By placing the dimensions and intentions of historical preservation that Weadick brings to the Stampede’s origin story alongside depictions of the event as an extravagant affair that attracts opposing viewpoints, van Herk insists on the ambiguous identity of the Stampede itself, somewhere between popular spectacle and display of authentic, traditional western lifestyles. She makes this ambiguity even more visible in the questions she raises about the purpose of the event in the poem “History”: “Where does Stampede come from, history and its bones rattling down the / road? It’s the old pretending to be new and the new pretending to be old” (42). “History” gestures to important issues of authenticity—in particular, the intersections of authenticity with myth, contradiction, and performance—that are further elaborated in “Apology”:
The city loves Stampede, embraces it, enjoys it.
Reviles it, excoriates it, repudiates it.
What’s the myth? . . .
The myths of Stampede:
real action
real cowboys
real horses
roping, riding, rooting
More than a backdrop, a practised set of performers? (80)
What “History” and “Apology” have in common is a kind of self-conscious negotiation of the Stampede as an event caught between paying homage to its origins in a western tradition of farming and horse culture and its modern-day, circus-like spectacle that is embraced and enjoyed as much as it is criticized and rejected. This ambiguity is encapsulated by the last line of “Apology,” quoted above. A statement more than a question, it nonetheless ends in a question mark, leaving these last words open to interpretation and giving readers space to come to their own conclusion. The piece “Surprise” articulates some of the questions readers may ask themselves: “What is the attraction? / Nostalgia for the past . . . ? / Mourning the recent past? / Claiming the future?” (76). What constitutes an authentic West is ambiguous when it comes to the Stampede and has been since the beginning. The event itself is neither authentic nor inauthentic. Its many meanings solidify only at the individual level.
“Eight Seconds Is a Long, Long Time”: Performing Rodeo at the Stampede
The various rodeo competitions featuring well-known cowboys (and cowgirls, whom I discuss in the final section) have been integral to the Stampede since it began. Van Herk examines rodeo like she does the Stampede: with a measure of ambivalence, positioning it between a sporting event and a theatrical performance, and observing the tensions and apparent contradictions at its heart. Rodeo occupies several unique places in the world of sports. Because of its roots in ranching and farming culture, it is considered a work-based sport that also keeps close ties with the animals, communities, and traditions of specific geographical locations in western North American.

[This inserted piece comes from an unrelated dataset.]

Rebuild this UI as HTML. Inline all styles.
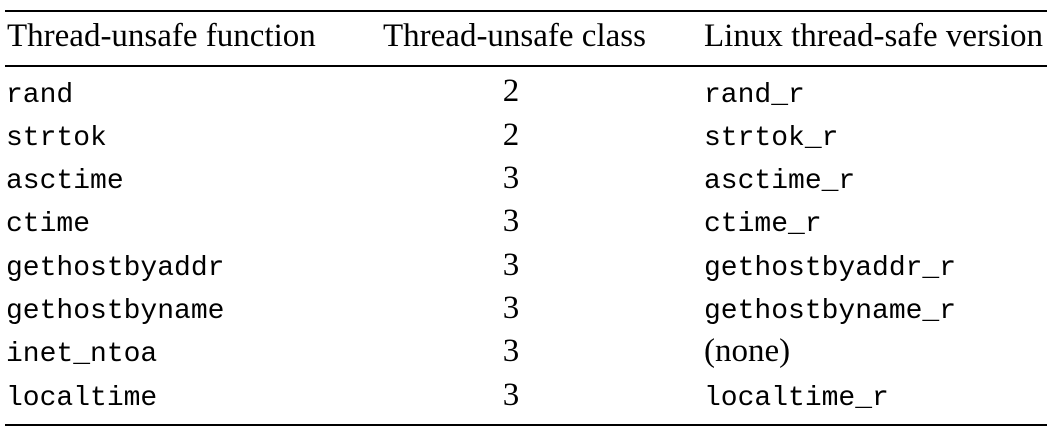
<!DOCTYPE html>
<html><head><meta charset="utf-8"><style>
html,body{margin:0;padding:0;background:#fff;}
#t{position:relative;width:1055px;height:432px;overflow:hidden;color:#000;}
.r{position:absolute;left:5px;width:1042px;background:#000;}
.h{position:absolute;font-family:"Liberation Serif",serif;font-size:33px;line-height:33px;white-space:nowrap;}
.m{position:absolute;font-family:"Liberation Mono",monospace;font-size:28px;line-height:28px;white-space:nowrap;}
.n{position:absolute;font-family:"Liberation Serif",serif;font-size:33px;line-height:33px;width:60px;text-align:center;left:481px;}
</style></head><body>
<div id="t">
<div class="r" style="top:10px;height:2px"></div>
<div class="r" style="top:65px;height:2px"></div>
<div class="r" style="top:424px;height:2px"></div>
<div class="h" style="left:7px;top:20px">Thread-unsafe function</div>
<div class="h" style="left:383px;top:20px">Thread-unsafe class</div>
<div class="h" style="left:704px;top:20px">Linux thread-safe version</div>
</div>
<script>
const funcs=["rand","strtok","asctime","ctime","gethostbyaddr","gethostbyname","inet_ntoa","localtime"];
const classes=["2","2","3","3","3","3","3","3"];
const versions=["rand_r","strtok_r","asctime_r","ctime_r","gethostbyaddr_r","gethostbyname_r","(none)","localtime_r"];
const t=document.getElementById('t');
funcs.forEach((f,i)=>{
  const base=103+i*43.3;
  const a=document.createElement('div');a.className='m';a.style.left='6px';a.style.top=(base-21.5)+'px';a.textContent=f;
  
  
  t.appendChild(a);
  const b=document.createElement('div');b.className='n';b.style.top=(base-27.6)+'px';b.textContent=classes[i];
  
  
  t.appendChild(b);
  const v=versions[i];
  const c=document.createElement('div');
  if(v==='(none)'){c.className='h';c.style.top=(base-27.6)+'px';}else{c.className='m';c.style.top=(base-21.5)+'px';}
  c.style.left='704px';c.textContent=v;
  
  
  t.appendChild(c);
});
</script>
</body></html>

Many different kinds of competitions take place under the umbrella term of rodeo, but I will use it to refer to perhaps the best known of these competitions: the event in which a cowboy or cowgirl tries to remain on a horse (referred to as a “bronc”) or a bull while it “bucks,” trying to shake off its rider. The earliest rodeos at the Stampede did not have a time limit for this event, which would usually go on until the rider fell or the animal came to standstill. Now eight seconds, an interval “unique to rodeo in sport,” is “synonymous with rodeo, even if its origins are hazy” (Canadian Press 2018). One of the most successful bronc riders explains that when “you get on a horse that’s bucking really hard, they’re exerting as much energy as they possibly can. . . . Six seconds I don’t believe would be long enough to showcase to the best of your ability or the livestock’s. Ten might be a little bit too long” (Canadian Press 2018). This short but intense timeframe showcases rodeo competitors’ abilities and forms the climax of van Herk’s prose poem “The infield,” which refers to the eight seconds as both “impossibly short and impossibly long” (12). “The infield” highlights the performativity, danger, and joy of rodeo and, interestingly, does so without ever referring to the sport by name. The second half of the piece consists of two lists of six lines each. The first list reflects on instances in which eight seconds might seem like an eternity, such as the audience eagerly waiting in anticipation or the eight long seconds after a rider enters the arena. In a mode that highlights the stylized nature of rodeo as a complex sporting competition, van Herk juxtaposes these experiences with the second list, which reflects on brief, everyday activities that make eight seconds pass in an instant, such as answering a phone or falling in love at first sight.
This same piece takes up themes of anticipation, theatricality, and authenticity in the sport of rodeo, which, as we have seen, are also central to the evolution and character of the Stampede as a specific event. The “[s]howdown hovers at the fringe of the arena” (Stampede, 12) as the rider and audience collectively wait for the next eight-second eternity to begin. Once in the arena,
[i]n the combed dirt of the ring, cowboys and horses pretend this tournament is not theatrical, a choreographed dance with fortune, and possibility roster of rules, a wager of prediction, a struggle between balance and bruises. Hazard the probability. A chance to slip the blood, a chance to claim injury, a chance to bite the dust. Gambling the true sport for those who would court thoracic compression, strained biceps, torn posterior cruciate ligaments, C2 fractures, and sheer terror. (12)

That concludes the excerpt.